‘Excellent conduct.’ Who cares?
The Education Ministry is bringing back the custom of giving students a grade for conduct that will go on their final-year transcripts and graduation certificates.
The measure is included in a draft bill that will be discussed by Parliament’s Educational Affairs Committee on Monday, following a public debate on the issue that basically found the measure redundant. At best it is considered an anachronism with conservative connotations, which is being restored after being abolished by the leftist-led SYRIZA government in 2017.
Under that law, pupils were still graded on their overall behavior, but this was only intended for use by the school and was not included in the pupil’s formal graduation records. Under the new law, the grade will be included in pupils’ report cards, graduation certificates and education transcripts.
Of the 204 comments posted by members of the public with regard to this specific article of the legislation on the website where the debate was carried out, only a handful had anything somewhat positive to say the measure. The rest condemned it in no uncertain terms: It was dismissed as punitive, as stigmatizing and marginalizing pupils, as painting a target on their backs, as anti-educational and incomprehensible, while others still saw it as antiquated.
It is impossible to argue in favor of the decision. This is not because pupils who systematically flout the rules should be allowed to go unpunished, but because grading conduct should not even be the last-ditch effort in any bid to improve the behavior of pupils. It’s a measure that harks back to darker times in education and one that has already been shown to make no positive contribution to schools’ task of turning out well-formed individuals.
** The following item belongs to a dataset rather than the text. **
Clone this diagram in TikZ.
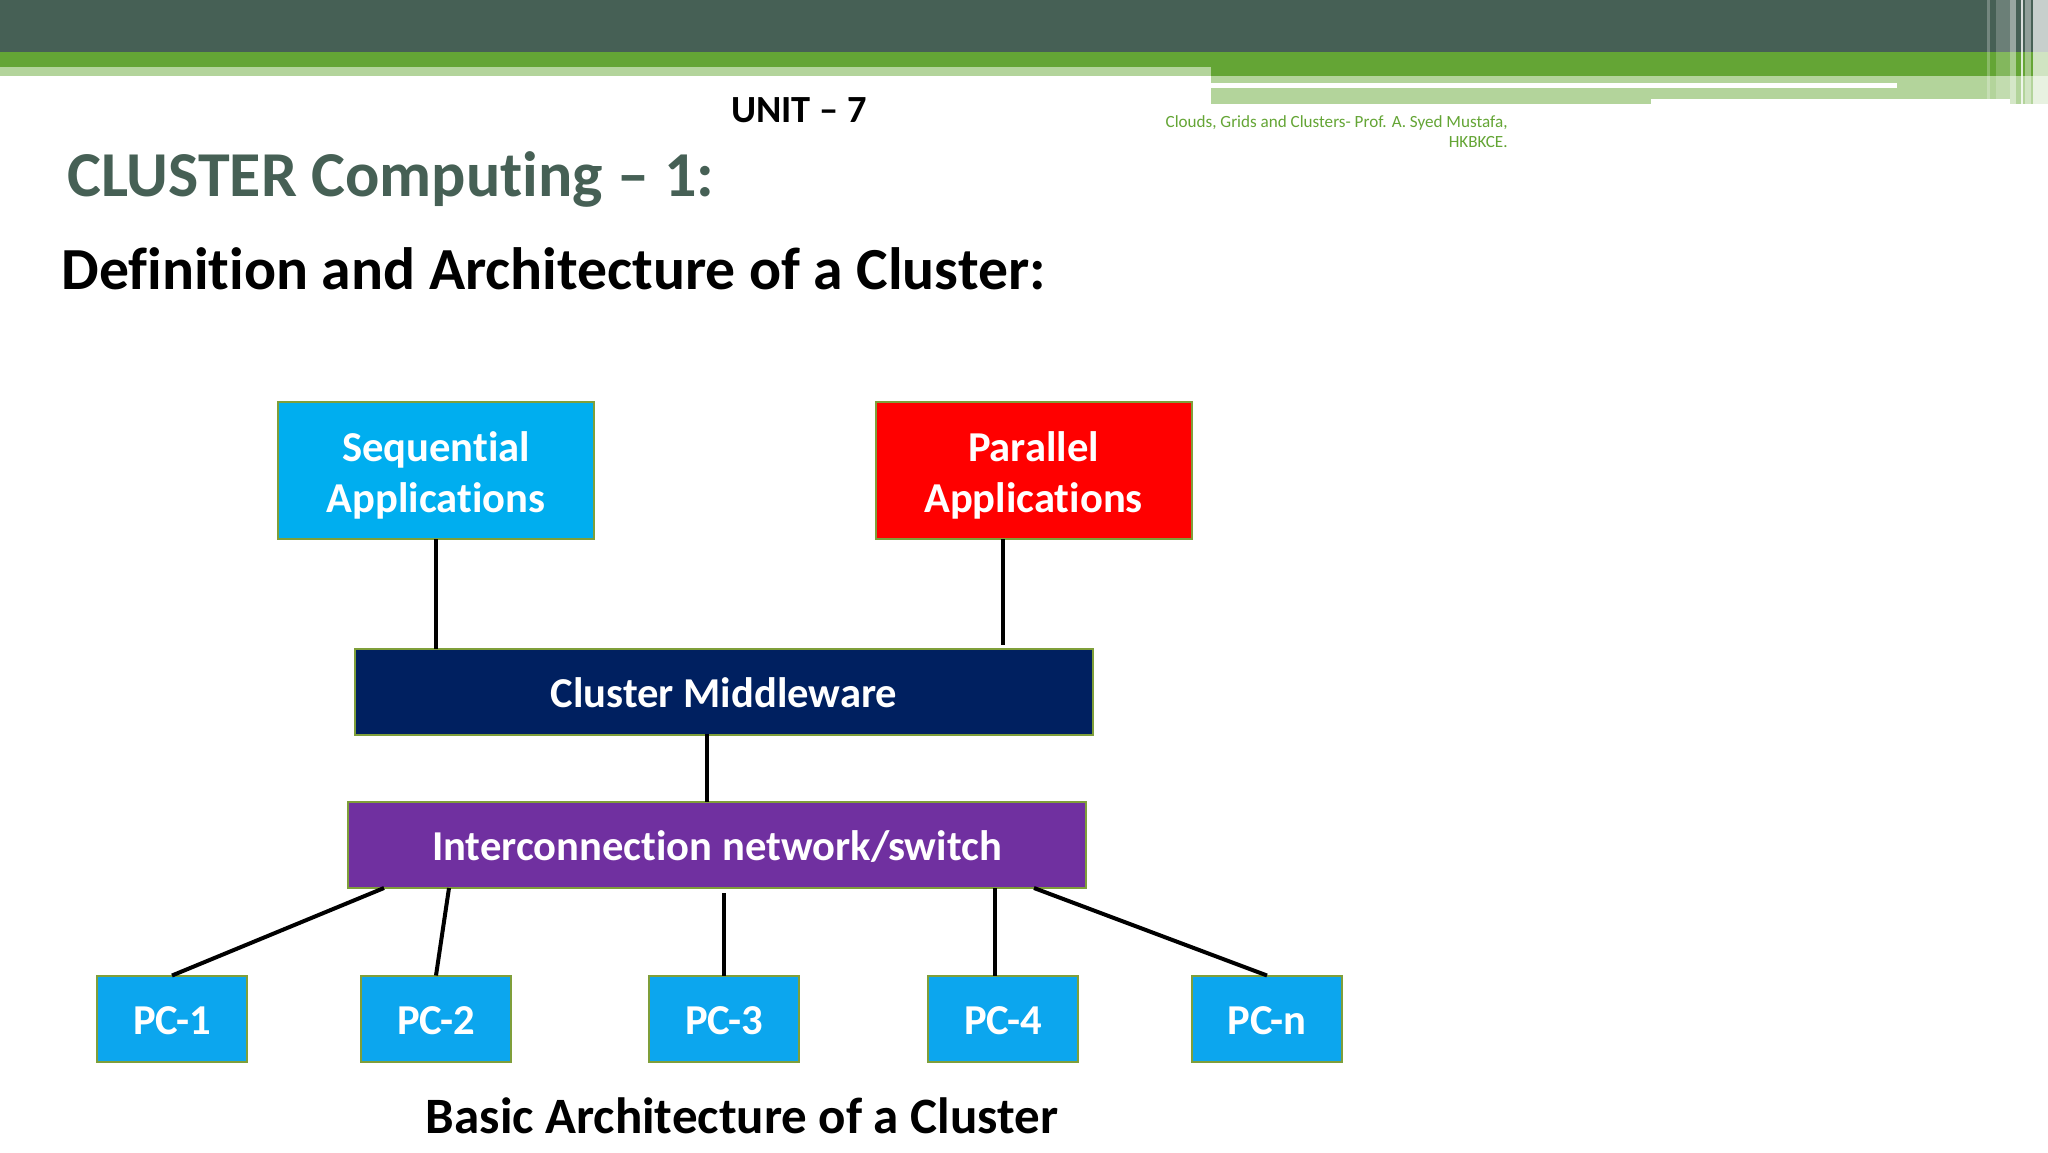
\documentclass[tikz,border=0pt]{standalone}
\usepackage{fontspec}
\setmainfont[RawFeature=-liga;-clig]{Carlito}
\definecolor{banddark}{HTML}{466055}
\definecolor{bandgreen}{HTML}{64A535}
\definecolor{bandlight}{HTML}{B3D49B}
\definecolor{boxedge}{HTML}{7F9F3A}
\definecolor{seqblue}{HTML}{00AEEF}
\definecolor{pcblue}{HTML}{0CA6EE}
\definecolor{midblue}{HTML}{002060}
\definecolor{netpurple}{HTML}{7030A0}
\newcommand{\applift}{\rule{0pt}{20pt}}
\tikzset{
  box/.style={draw=boxedge,line width=1pt,inner sep=0pt,outer sep=0pt,text=white,align=center,
    font=\fontsize{21.3}{25.5}\selectfont\bfseries},
  appbox/.style={box,minimum width=158pt,minimum height=68.5pt},
  barbox/.style={box,minimum width=369pt,minimum height=43pt,text height=15.5pt,text depth=0pt},
  pcbox/.style={box,fill=pcblue,minimum width=75pt,minimum height=43pt,text height=15.5pt,text depth=0pt},
  wire/.style={line width=2pt,black},
  head/.style={inner sep=0pt,font=\bfseries},
  stripe/.style={fill=white,opacity=#1},
}
\begin{document}
\begin{tikzpicture}[x=0.5pt,y=-0.5pt]
\useasboundingbox (0,0) rectangle (2048,1152);
\fill[white] (0,0) rectangle (2048,1152);

% top band
\fill[banddark] (0,0) rectangle (2048,52);
\fill[bandgreen] (0,52) rectangle (2048,76);
\fill[bandlight] (0,67) rectangle (1211,76);
\fill[bandlight] (1211,76) rectangle (2048,104);
% right stripes
\fill[stripe=.25] (1987,0) rectangle (1990,104);
\fill[stripe=.2] (1996,0) rectangle (2010,104);
\fill[stripe=.45] (2010,0) rectangle (2016,104);
\fill[stripe=.8] (2021,0) rectangle (2023,104);
\fill[stripe=.4] (2025,0) rectangle (2031,104);
\fill[stripe=.7] (2033,0) rectangle (2048,104);
\fill[white] (1211,83) rectangle (1897,88);
\fill[white] (1651,99) rectangle (2010,104);

% texts
\node[head,font=\fontsize{19.2}{24}\selectfont\bfseries] (unit) at (799,110) {UNIT – 7};
\node[head,text=banddark,anchor=west,font=\fontsize{32}{36}\selectfont\bfseries] (title) at (67,179) {CLUSTER Computing – 1:};
\node[head,anchor=west,font=\fontsize{29.85}{32}\selectfont\bfseries] (sub) at (61,269) {Definition and Architecture of a Cluster:};
\node[inner sep=0pt,text=bandgreen,align=right,anchor=east,font=\fontsize{8.55}{10}\selectfont] (foot) at (1508,132) {Clouds, Grids and Clusters- Prof. A. Syed Mustafa,\\HKBKCE.};
\node[head,font=\fontsize{25.5}{28}\selectfont\bfseries] (cap) at (742,1116) {Basic Architecture of a Cluster};

% boxes
\node[appbox,fill=seqblue] (seq) at (436,470.5) {\applift Sequential\\Applications};
\node[appbox,fill=red] (par) at (1033.5,470.5) {\applift Parallel\\Applications};
\node[barbox,fill=midblue] (mid) at (724,691.5) {Cluster Middleware};
\node[barbox,fill=netpurple] (net) at (717,845) {Interconnection network/switch};
\node[pcbox] (pc1) at (172,1018.5) {PC-1};
\node[pcbox] (pc2) at (436,1018.5) {PC-2};
\node[pcbox] (pc3) at (724,1018.5) {PC-3};
\node[pcbox] (pc4) at (1003,1018.5) {PC-4};
\node[pcbox] (pcn) at (1267,1018.5) {PC-n};

% connector ends that are off the anchors
\coordinate (parout) at (1003,539);
\coordinate (midin) at (1003,645);
\coordinate (midout) at (707,734);
\coordinate (net1) at (384,888);
\coordinate (net2) at (449,888);
\coordinate (net3) at (724,893);
\coordinate (net4) at (995,888);
\coordinate (netn) at (1034,888);

% connectors
\draw[wire] (seq.south) -- (mid.north -| seq.south);
\draw[wire] (parout) -- (midin);
\draw[wire] (midout) -- (net.north -| midout);
\draw[wire] (net1) -- (pc1.north);
\draw[wire] (net2) -- (pc2.north);
\draw[wire] (net3) -- (pc3.north);
\draw[wire] (net4) -- (pc4.north -| net4);
\draw[wire] (netn) -- (pcn.north);
\end{tikzpicture}
\end{document}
The growing prevalence of bullying, the intimidation that exists between children, but also by children against their teachers (and occasionally even from adults against children), and the chaos that becomes more systematic and violent every year that passes are things that can most certainly not be cured by a measure that evaluates behavior as excellent, good or deplorable.
In fact, it cannot even begin to help contain these phenomena. When violence at school is so often the result of violence at home, disciplinary action is not the way to break the cycle.
If the notion of “excellent conduct” was, instead, mirrored in our modern society and in our behavior, we’d be living in a very different world right now, and so would our children.